While the obesity epidemic was never really a problem in the nation’s highest-security offshore prison camp, it is a major issue among the general population. Guantanamo detainees are typically fed a very regulated diet of prepared food rations, while most Americans enjoy unlimited quantities of immediately available preserved food and sugary drinks. Authorities, though, are beginning to think similar programs could promote weight loss amongst both groups with equal effectiveness.
“Most participating prisoners have lost at least 30 pounds,” said Ramzi Kassem, a lawyer for several of the detainees. “While the Pentagon only admits to the existence 28 hunger strike participants, anyone down here will tell you that over 100 prisoners are now taking part. Clearly, something needs to change.”
“These are better numbers than we’ve ever seen,” said President Obama in a speech on federal public health programs. “I think we may have found the kind of change this country needs – healthy, rapid, inescapable change that is literally dependent on being force-fed by the government.”

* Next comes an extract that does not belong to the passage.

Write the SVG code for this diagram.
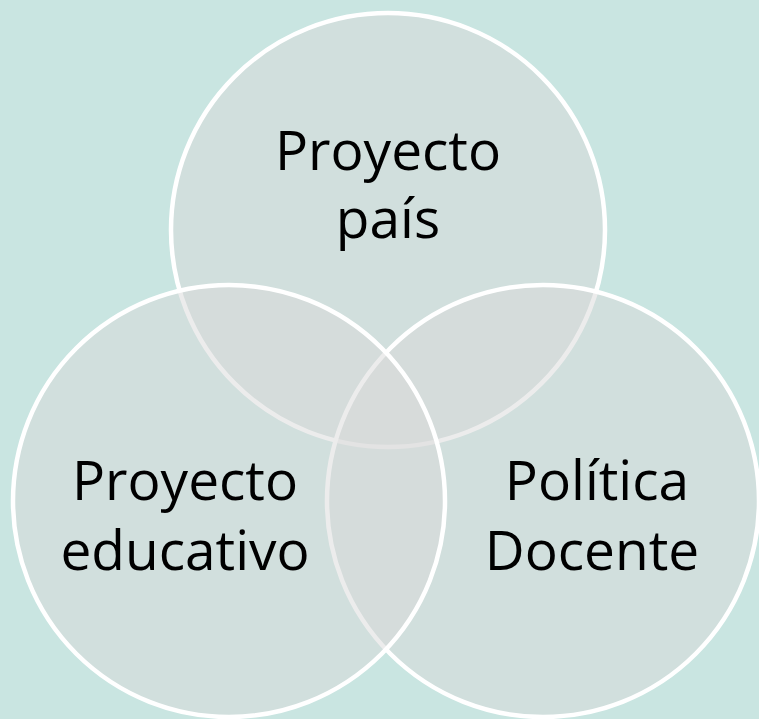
<svg xmlns="http://www.w3.org/2000/svg" width="759" height="719" viewBox="0 0 759 719">
<style>
.c{fill:#d9d9d9;fill-opacity:0.5;stroke:#ffffff;stroke-width:4.5}
.t{font-family:"Open Sans","Liberation Sans",sans-serif;font-size:55px;fill:#000000;text-anchor:middle}
</style>
<rect width="759" height="719" fill="#c9e5e1"/>
<g id="proyecto-pais">
<circle class="c" cx="388" cy="230" r="217"/>
<text class="t" x="388" y="170">Proyecto</text>
<text class="t" x="388" y="238">país</text>
</g>
<g id="politica-docente">
<circle class="c" cx="543" cy="501" r="216"/>
<text class="t" x="597" y="500">Política</text>
<text class="t" x="592" y="570">Docente</text>
</g>
<g id="proyecto-educativo">
<circle class="c" cx="229" cy="501" r="216"/>
<text class="t" x="185" y="500">Proyecto</text>
<text class="t" x="185" y="570">educativo</text>
</g>
<g id="connectors"/>
</svg>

The Obama administration, which has been much maligned for its failure to close Guantanamo Bay, is now seeing salvation in the possibility of expanding detention facility-like diet programs. Mayor Bloomberg’s soda ban may have failed, but new initiatives, if running on the Gitmo model, would require no legal foundation whatsoever and could be implemented immediately by the military. Reports are in that the CIA and FDA are already coordinating a new “Starve Our Students” subsidized school lunch program, and other efforts are soon to follow.
In the meantime, officials do not seem overly concerned with the detainees’ hunger strike. “Guantanamo Bay?” joked Vice President Biden, “more like Gaunt- anamo Bay, am I right?”